The Blazers committed seven turnovers in the third quarter alone, miscues that accounted for 14 of the Lakers' 31 points. Just seven of those points officially came via fast break, but Los Angeles consistently played with a numbers advantage that made its transition impact loom much larger.

After miscommunicating in ball-screen coverage on several different occasions early, allowing Lillard to get hot, the Lakers dialed up their defensive intensity at the point of attack in the second half. With Lillard forced to give the ball up, Los Angeles' backline defenders – led by LeBron James – preyed on Portland's role players, disrupting passes, swiping at dribbles and aggressively contesting shots to create early-clock opportunities on the other end.
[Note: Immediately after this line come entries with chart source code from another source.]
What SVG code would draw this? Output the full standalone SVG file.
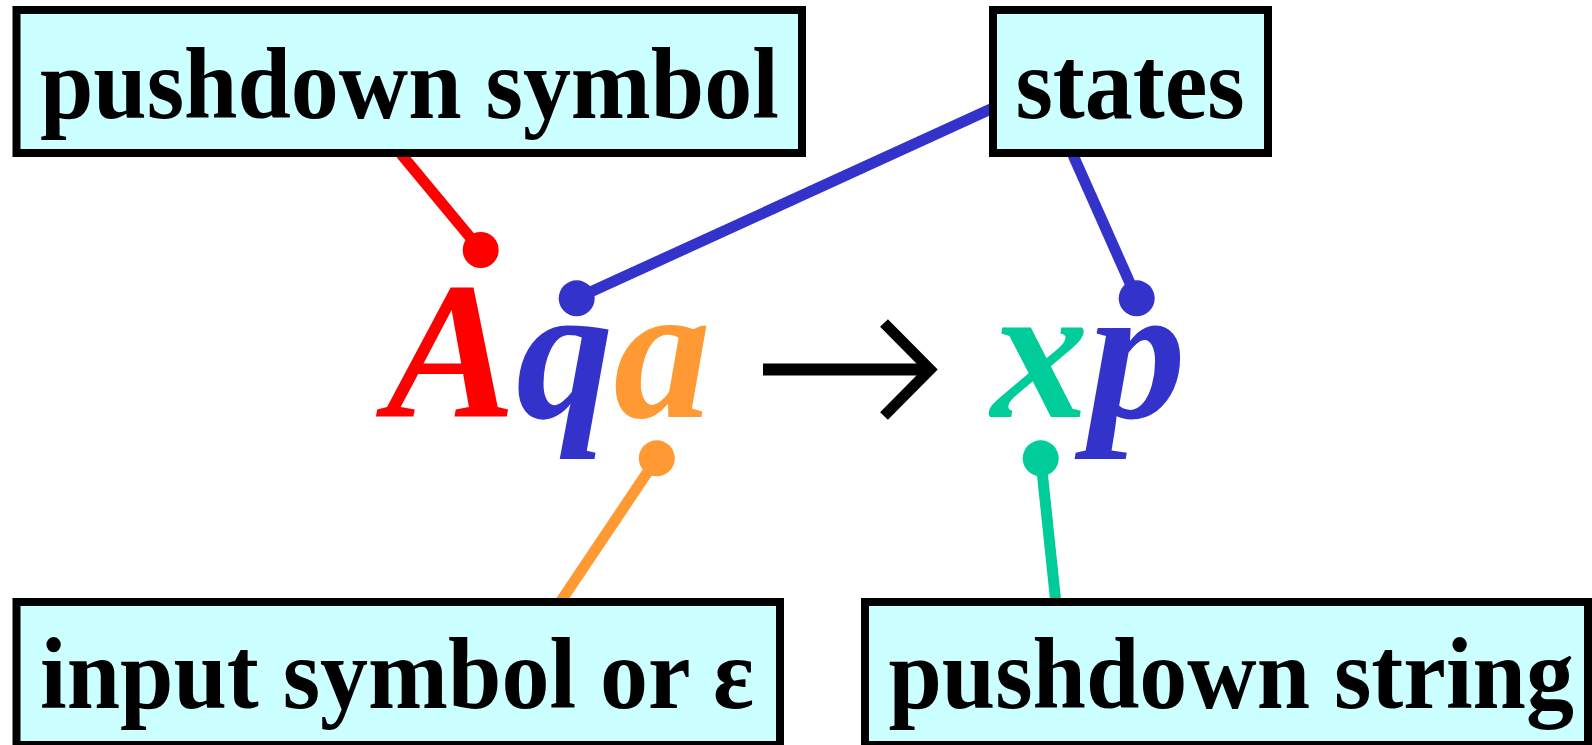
<svg xmlns="http://www.w3.org/2000/svg" width="1592" height="745" viewBox="0 0 1592 745">
<style>
.box{fill:#CCFFFF;stroke:#000;stroke-width:8}
.lbl{font-family:"Liberation Serif","Times New Roman",serif;font-weight:bold;font-size:96px;fill:#000}
.f{font-family:"Liberation Serif","Times New Roman",serif;font-weight:bold;font-style:italic;font-size:195px}
.c{stroke-width:11;fill:none}
</style>
<rect width="1592" height="745" fill="#fff"/>
<g id="connectors">
<line class="c" x1="401" y1="154" x2="480.7" y2="250" stroke="#FF0000"/>
<circle cx="480.7" cy="250" r="18" fill="#FF0000"/>
<line class="c" x1="993" y1="108" x2="576.7" y2="298.3" stroke="#3333CC"/>
<circle cx="576.7" cy="298.3" r="18" fill="#3333CC"/>
<line class="c" x1="1073" y1="155" x2="1136.7" y2="298.3" stroke="#3333CC"/>
<circle cx="1136.7" cy="298.3" r="18" fill="#3333CC"/>
<line class="c" x1="656.8" y1="458.3" x2="561" y2="601" stroke="#FF9933"/>
<circle cx="656.8" cy="458.3" r="18" fill="#FF9933"/>
<line class="c" x1="1040.7" y1="458.3" x2="1055.7" y2="601" stroke="#00CC99"/>
<circle cx="1040.7" cy="458.3" r="18" fill="#00CC99"/>
</g>
<g id="node-pushdown-symbol">
<rect class="box" x="16.5" y="10" width="785.5" height="143"/>
<text class="lbl" x="40" y="112.4" transform="scale(1,1.05)">pushdown symbol</text>
</g>
<g id="node-states">
<rect class="box" x="993" y="10" width="275" height="143"/>
<text class="lbl" x="1015.5" y="112.4" transform="scale(1,1.05)">states</text>
</g>
<g id="node-input-symbol">
<rect class="box" x="16.5" y="602" width="763.5" height="143"/>
<text class="lbl" x="40" y="674.3" transform="scale(1,1.05)">input symbol or ε</text>
</g>
<g id="node-pushdown-string">
<rect class="box" x="865" y="602" width="723" height="143"/>
<text class="lbl" x="888.5" y="674.3" transform="scale(1,1.05)">pushdown string</text>
</g>
<g id="formula">
<text class="f" x="386" y="416.5"><tspan fill="#FF0000">A</tspan><tspan fill="#3333CC">q</tspan><tspan fill="#FF9933">a</tspan></text>
<rect x="763" y="363.5" width="160" height="12" fill="#000"/>
<polyline points="884,323 930,369.5 884,416" fill="none" stroke="#000" stroke-width="11" stroke-linejoin="miter"/>
<text class="f" x="991" y="416.5"><tspan fill="#00CC99">x</tspan><tspan fill="#3333CC">p</tspan></text>
</g>
</svg>
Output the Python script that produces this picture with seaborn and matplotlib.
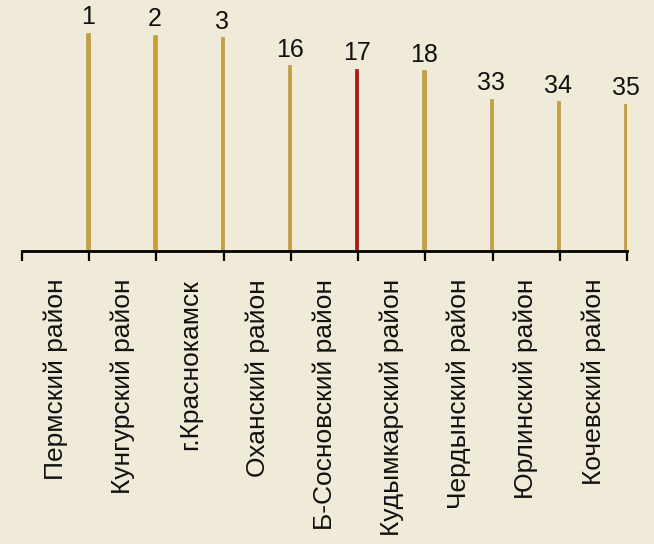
import numpy as np
import pandas as pd
import matplotlib
matplotlib.use("Agg")
import matplotlib.pyplot as plt
import seaborn as sns

districts = [
    "Пермский район", "Кунгурский район", "г.Краснокамск", "Оханский район",
    "Б-Сосновский район", "Кудымкарский район", "Чердынский район",
    "Юрлинский район", "Кочевский район",
]
ranks = ["1", "2", "3", "16", "17", "18", "33", "34", "35"]
scores = [218.4, 216.4, 214.0, 185.7, 182.4, 180.7, 152.4, 150.0, 147.4]
highlight = "Б-Сосновский район"

bg = "#EFEBD8"
gold = "#C9A030"
red = "#B3161B"

sns.set_theme(style="white")
plt.rcParams["font.family"] = ["Liberation Sans", "DejaVu Sans"]

df = pd.DataFrame({"district": districts, "score": scores})
# bars sit at the right edge of each category slot
df["pos"] = np.arange(len(df)) + 0.48

fig = plt.figure(figsize=(6.54, 5.44), dpi=100, facecolor=bg)
ax = fig.add_axes([22 / 654, 293 / 544, 605 / 654, 251 / 544])
ax.set_facecolor(bg)

sns.barplot(data=df, x="pos", y="score", native_scale=True, width=0.05,
            color=gold, edgecolor="#B49A5A", linewidth=0.5, saturation=1, ax=ax)
for patch, name in zip(ax.patches, df["district"]):
    if name == highlight:
        patch.set_facecolor(red)
        patch.set_edgecolor("#8E1A1A")

ax.bar_label(ax.containers[0], labels=ranks, padding=2.5, fontsize=18, color="#111111")

ax.set_xlim(-0.5, len(df) - 0.5)
ax.set_ylim(0, 251)

ax.set_xticks(np.arange(-0.5, len(df)), labels=[""] * (len(df) + 1))
ax.set_xticks(np.arange(len(df)), labels=districts, minor=True)
ax.tick_params(axis="x", which="major", direction="out", length=7, width=1.6,
               color="black", bottom=True)
ax.tick_params(axis="x", which="minor", length=0, pad=20, labelsize=19,
               labelrotation=90, labelcolor="#111111")
ax.set_yticks([])
ax.set_xlabel("")
ax.set_ylabel("")

for side in ["top", "left", "right"]:
    ax.spines[side].set_visible(False)
ax.spines["bottom"].set_linewidth(2)
ax.spines["bottom"].set_color("black")

fig.savefig("out.png", dpi=100, facecolor=bg)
Their team's third-quarter struggles are familiar to Blazers fans by now. During its ongoing four-game losing streak, Portland has been outscored by a combined 53 points in the third quarter alone. Its net rating is -30.0, per NBA.com/stats, an ugly number accomplished by equal ineptitude on both sides of the ball.

The two-way feedback loops of stops and transition attacks that changed Friday's game reared their ugly head following intermission in losses to the Nuggets, Suns and Wizards, too. Teams just aren't as leery to sell out to stop Lillard in second halves after watching him carve them up in the first. 

Lillard spoke at length earlier this week about the perils of playing without C.J. McCollum and Jusuf Nurkic when the defense makes limiting him its first, second and third priority. Gary Trent Jr., improved as he is, just can't come close to matching McCollum's wherewithal as a self-created scorer. The player on this roster best equipped to exploit a scrambling defense with the pass other than Lillard is Nurkic.

It should come as no surprise that deeper, more talented teams are making game-changing adjustments the Blazers haven't been able to match. Without McCollum and Nurkic, Portland has a finite amount of arrows in its quiver – and the opposition knows the others aren't nearly as sharp as Lillard's.